After receiving no takers to run a proposed homeless shelter in the city, the Vista City Council is changing course and instead will pursue a safe parking lot for people who live in their vehicles.
Sylvia Solis Daniels, Vista’s housing programs manager, said three service providers had inquired about running a shelter, but none submitted a formal response to the city’s request for proposals by the time the 60-day window closed at the end of March.
Daniels said the city may pursue a shelter again sometime in the future, but its immediate focus is on creating permanent supportive housing and a safe parking lot. The City Council will discuss requests for proposals for the parking lot at Tuesday night’s meeting.
Vista owns 13 sites that could have been used for a shelter. Daniels said some are vacant lots and some have structures, but none have hotels or other types of buildings that could have been easily converted into a shelter, and the applicant would have had to identify a plan to make a site work.
“You’d be packaging a development project and a service project,” she said. “In hindsight, it was a heavy lift for any partner.”
Funding sources could have been identified for building a shelter, but not for its $2.5 million annual operating costs, she said.
That was one of the deal-breakers for Interfaith Community Services.
“Talking to city staff, they said, ‘We know we can’t afford to pay for 100 percent of the shelter, but we’ve talked to the county, and they were hopeful,’” said Greg Anglea, president and CEO of Interfaith. “But all of that was just too nebulous. None of it was clear. And unfortunately, the county does not appear to be making that commitment for operational funding for any additional shelters.”

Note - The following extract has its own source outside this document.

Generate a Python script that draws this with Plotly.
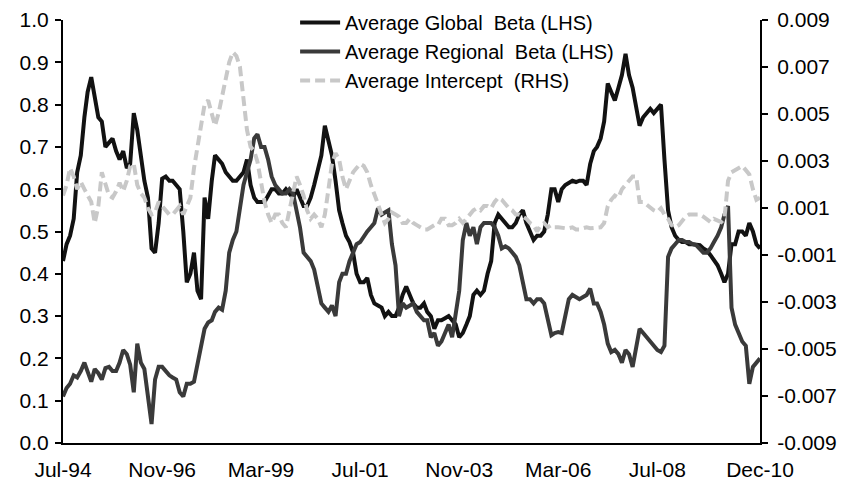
import pandas as pd
import plotly.graph_objects as go

# monthly observations, Jul-94 .. Dec-10
dates = pd.date_range("1994-07-31", periods=198, freq="ME")

global_beta = [
    0.43, 0.47, 0.49, 0.53, 0.64, 0.68, 0.77, 0.83, 0.865, 0.82,
    0.77, 0.76, 0.70, 0.71, 0.72, 0.69, 0.67, 0.69, 0.65, 0.66,
    0.78, 0.74, 0.67, 0.62, 0.58, 0.46, 0.45, 0.52, 0.625, 0.63,
    0.62, 0.62, 0.61, 0.60, 0.50, 0.38, 0.40, 0.45, 0.36, 0.34,
    0.58, 0.53, 0.62, 0.68, 0.67, 0.66, 0.64, 0.63, 0.62, 0.62,
    0.63, 0.64, 0.67, 0.61, 0.58, 0.57, 0.57, 0.57, 0.585, 0.60,
    0.60, 0.59, 0.59, 0.60, 0.59, 0.58, 0.60, 0.58, 0.56, 0.56,
    0.58, 0.61, 0.65, 0.68, 0.75, 0.71, 0.68, 0.62, 0.55, 0.52,
    0.49, 0.475, 0.45, 0.40, 0.38, 0.38, 0.39, 0.35, 0.33, 0.325,
    0.32, 0.30, 0.31, 0.30, 0.30, 0.32, 0.35, 0.37, 0.35, 0.33,
    0.32, 0.32, 0.33, 0.31, 0.30, 0.27, 0.29, 0.29, 0.295, 0.30,
    0.29, 0.28, 0.25, 0.26, 0.28, 0.30, 0.35, 0.36, 0.35, 0.36,
    0.40, 0.43, 0.52, 0.54, 0.53, 0.52, 0.51, 0.51, 0.52, 0.54,
    0.55, 0.52, 0.50, 0.48, 0.49, 0.49, 0.50, 0.54, 0.60, 0.60,
    0.57, 0.60, 0.61, 0.615, 0.62, 0.617, 0.62, 0.62, 0.61, 0.66,
    0.69, 0.70, 0.72, 0.76, 0.85, 0.83, 0.81, 0.84, 0.87, 0.92,
    0.87, 0.84, 0.79, 0.75, 0.77, 0.78, 0.79, 0.78, 0.79, 0.80,
    0.67, 0.55, 0.51, 0.49, 0.48, 0.475, 0.475, 0.47, 0.47, 0.468,
    0.468, 0.46, 0.455, 0.444, 0.43, 0.42, 0.40, 0.38, 0.40, 0.47,
    0.47, 0.50, 0.50, 0.49, 0.52, 0.50, 0.47, 0.46,
]

regional_beta = [
    0.11, 0.13, 0.14, 0.16, 0.155, 0.17, 0.19, 0.165, 0.145, 0.175,
    0.165, 0.15, 0.177, 0.18, 0.17, 0.17, 0.19, 0.22, 0.21, 0.185,
    0.12, 0.235, 0.19, 0.175, 0.10, 0.045, 0.15, 0.18, 0.18, 0.17,
    0.16, 0.155, 0.15, 0.12, 0.11, 0.14, 0.14, 0.145, 0.19, 0.23,
    0.27, 0.285, 0.29, 0.31, 0.32, 0.315, 0.36, 0.45, 0.48, 0.50,
    0.56, 0.61, 0.64, 0.67, 0.72, 0.73, 0.70, 0.70, 0.67, 0.63,
    0.61, 0.60, 0.59, 0.59, 0.60, 0.59, 0.55, 0.51, 0.45, 0.44,
    0.43, 0.41, 0.37, 0.33, 0.32, 0.31, 0.325, 0.30, 0.38, 0.40,
    0.40, 0.43, 0.45, 0.47, 0.475, 0.49, 0.50, 0.51, 0.52, 0.555,
    0.54, 0.545, 0.55, 0.47, 0.42, 0.30, 0.33, 0.32, 0.325, 0.33,
    0.31, 0.30, 0.29, 0.29, 0.25, 0.26, 0.23, 0.24, 0.26, 0.28,
    0.25, 0.31, 0.36, 0.48, 0.52, 0.49, 0.51, 0.47, 0.51, 0.52,
    0.52, 0.52, 0.51, 0.49, 0.46, 0.465, 0.46, 0.45, 0.44, 0.42,
    0.38, 0.34, 0.34, 0.33, 0.34, 0.34, 0.33, 0.29, 0.255, 0.26,
    0.262, 0.26, 0.30, 0.34, 0.35, 0.345, 0.34, 0.345, 0.35, 0.365,
    0.33, 0.33, 0.31, 0.28, 0.235, 0.215, 0.22, 0.21, 0.19, 0.22,
    0.21, 0.18, 0.23, 0.27, 0.26, 0.25, 0.24, 0.23, 0.22, 0.215,
    0.23, 0.44, 0.46, 0.47, 0.48, 0.48, 0.475, 0.475, 0.47, 0.468,
    0.46, 0.45, 0.45, 0.46, 0.475, 0.49, 0.51, 0.54, 0.56, 0.32,
    0.28, 0.26, 0.24, 0.23, 0.14, 0.18, 0.19, 0.20,
]

intercept = [
    0.00153, 0.00198, 0.0027, 0.00234, 0.0018, 0.00211, 0.0018, 0.00153, 0.00126, 0.00036,
    0.00108, 0.00252, 0.00198, 0.00153, 0.00144, 0.00171, 0.00207, 0.00171, 0.00216, 0.00279,
    0.00288, 0.00198, 0.00162, 0.00144, 0.00099, 0.00072, 0.00081, 0.00126, 0.00108, 0.0009,
    0.00072, 0.00072, 0.0009, 0.00108, 0.00072, 0.00108, 0.00144, 0.0027, 0.0036, 0.0045,
    0.0054, 0.00558, 0.00495, 0.0045, 0.00504, 0.00576, 0.00666, 0.0072, 0.00763, 0.00747,
    0.00702, 0.00576, 0.00432, 0.0036, 0.00342, 0.00297, 0.00216, 0.00126, 0.00072, 0.00036,
    0.00072, 0.00072, 0.00036, 0.00018, 0.0009, 0.00162, 0.00234, 0.00198, 0.00153, 0.0009,
    0.00054, 0.00072, 0.00054, 0.00018, 0.00072, 0.0018, 0.00288, 0.00333, 0.00306, 0.00234,
    0.0018, 0.00216, 0.00252, 0.0027, 0.00288, 0.00279, 0.00252, 0.00198, 0.00162, 0.00117,
    0.00072, 0.00036, 0.00054, 0.00081, 0.00072, 0.00063, 0.00036, 0.00036, 0.00054, 0.00036,
    0.00027, 0.00018, 0.00009, 0.00009, 0.00018, 0.00027, 0.00027, 0.00054, 0.00054, 0.00027,
    0.00027, 0.00036, 0.00054, 0.00036, 0.00054, 0.00072, 0.0009, 0.00099, 0.0009, 0.00108,
    0.00108, 0.00099, 0.00126, 0.00144, 0.00135, 0.00117, 0.00099, 0.0009, 0.00072, 0.00072,
    0.00063, 0.00054, 0.00036, 0.00027, 0.0, 0.00027, 0.00036, 0.00018, 0.00027, 0.00018,
    0.00018, 0.00014, 0.00014, 0.00014, 0.00018, 0.00009, 0.00009, 0.00014, 0.00018, 0.00014,
    0.00014, 0.00014, 0.00018, 0.00036, 0.00108, 0.00135, 0.00153, 0.00144, 0.0018, 0.00198,
    0.00216, 0.00234, 0.00234, 0.00126, 0.00126, 0.00113, 0.00099, 0.0009, 0.00083, 0.00099,
    0.00072, 0.00054, 0.00027, 0.00018, 0.00027, 0.00045, 0.00063, 0.00072, 0.00072, 0.00072,
    0.00072, 0.00063, 0.00054, 0.0004, 0.00054, 0.00045, 0.0004, 0.00054, 0.00216, 0.00252,
    0.00261, 0.0027, 0.00279, 0.00261, 0.00243, 0.0018, 0.00135, 0.00144,
]

tick_dates = ["1994-07-31", "1996-11-30", "1999-03-31", "2001-07-31",
              "2003-11-30", "2006-03-31", "2008-07-31", "2010-12-31"]
tick_labels = ["Jul-94", "Nov-96", "Mar-99", "Jul-01", "Nov-03", "Mar-06", "Jul-08", "Dec-10"]

rhs_ticks = [-0.009, -0.007, -0.005, -0.003, -0.001, 0.001, 0.003, 0.005, 0.007, 0.009]
rhs_labels = ["-0.009", "-0.007", "-0.005", "-0.003", "-0.001",
              "0.001", "0.003", "0.005", "0.007", "0.009"]

fig = go.Figure()
fig.add_trace(go.Scatter(x=dates, y=global_beta, mode="lines",
                         name="Average Global  Beta (LHS)",
                         line=dict(color="#121212", width=4)))
fig.add_trace(go.Scatter(x=dates, y=regional_beta, mode="lines",
                         name="Average Regional  Beta (LHS)",
                         line=dict(color="#3a3a3a", width=4)))
fig.add_trace(go.Scatter(x=dates, y=intercept, mode="lines", yaxis="y2",
                         name="Average Intercept  (RHS)",
                         line=dict(color="#c8c8c8", width=4, dash="10px,5px")))

# page body adds an 8px offset, so the figure is 8px smaller each way
fig.update_layout(
    width=838, height=481,
    margin=dict(l=55, r=86, t=12, b=46, autoexpand=False),
    plot_bgcolor="white", paper_bgcolor="white",
    font=dict(family="Liberation Sans, Arial, sans-serif", size=21, color="black"),
    showlegend=True,
    legend=dict(x=0.333, y=1.04, xanchor="left", yanchor="top",
                bgcolor="rgba(0,0,0,0)", font=dict(size=20), itemwidth=40),
    xaxis=dict(range=[dates[0], dates[-1]], tickvals=tick_dates, ticktext=tick_labels,
               showline=True, linecolor="black", linewidth=2, ticks="",
               ticklabelstandoff=7,
               showgrid=False, zeroline=False),
    yaxis=dict(range=[0, 1], dtick=0.1, tickformat=".1f",
               showline=True, linecolor="black", linewidth=2,
               ticks="outside", ticklen=6, tickwidth=1.5, tickcolor="black",
               ticklabelstandoff=2,
               showgrid=False, zeroline=False),
    yaxis2=dict(overlaying="y", side="right", range=[-0.009, 0.009],
                tickvals=rhs_ticks, ticktext=rhs_labels,
                showline=True, linecolor="black", linewidth=2,
                ticks="outside", ticklen=6, tickwidth=1.5, tickcolor="black",
                ticklabelstandoff=5,
                showgrid=False, zeroline=False),
)

fig.write_html("out.html")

While the county has committed to providing access to its behavioral health services and case management for any new shelter, Anglea said they’re not funding additional staff members for those services, and he fears existing staff would be stretched thin at new facilities.
“We believe the county needs to step up and provide additional services for new shelters, not just existing resources,” he said. “The existing resources will not be sufficient.”
Anglea said Interfaith was very interested in helping Vista open a shelter because he sees a pressing need for more beds to get homeless people off the street in North County.
“Right now in North County, we have 99 beds,” he said. “That’s pitiful when you have 1,400 homeless people in North County identified in the point-in-time count.”
Interfaith did bid to run Oceanside’s shelter, which is expected to open later this year, but the Oceanside City Council chose the San Diego Rescue Mission instead. Anglea said Interfaith bid for that shelter because the city had committed $700,000 in operational costs, and that money could help fund behavioral health services at the facility.
Daniels said the two other service providers that expressed interest in operating a Vista shelter were the San Diego Rescue Mission and Operation Hope. Neither submitted formal proposals, but for reasons different than Interfaith’s, she said.
Daniels said San Diego Rescue Mission President and CEO Donnie Dee said they were in the process of opening the Oceanside shelter and another in National City, so the timing wasn’t right to take on another. Operation Hope, which operates a shelter for women and families, also saw the timing as not right because they have a new executive director, she said. The move would have been a significant transition for Operation Hope, she added, because its shelter has restrictions on who it will take in, and the new shelter would have a low-barrier policy, meaning people are not turned away in most cases.
Daniels said the city is closer to opening a safe parking lot than a shelter, so that will be its next focus. She said the city also may apply for part of a $10 million grant the county is offering to cities to help open shelters, safe parking, safe campgrounds or related programs. Sites for the parking lots already have been identified, she said, and the county is prioritizing cities with near-ready plans in the grant program.
The city also plans to release requests for proposals to create permanent supportive housing this August, she said. Millions of dollars left over from the city’s redevelopment agency, which was dissolved by the state in 2012, and Vista is allowed to use the money for permanent supportive housing, Daniels said.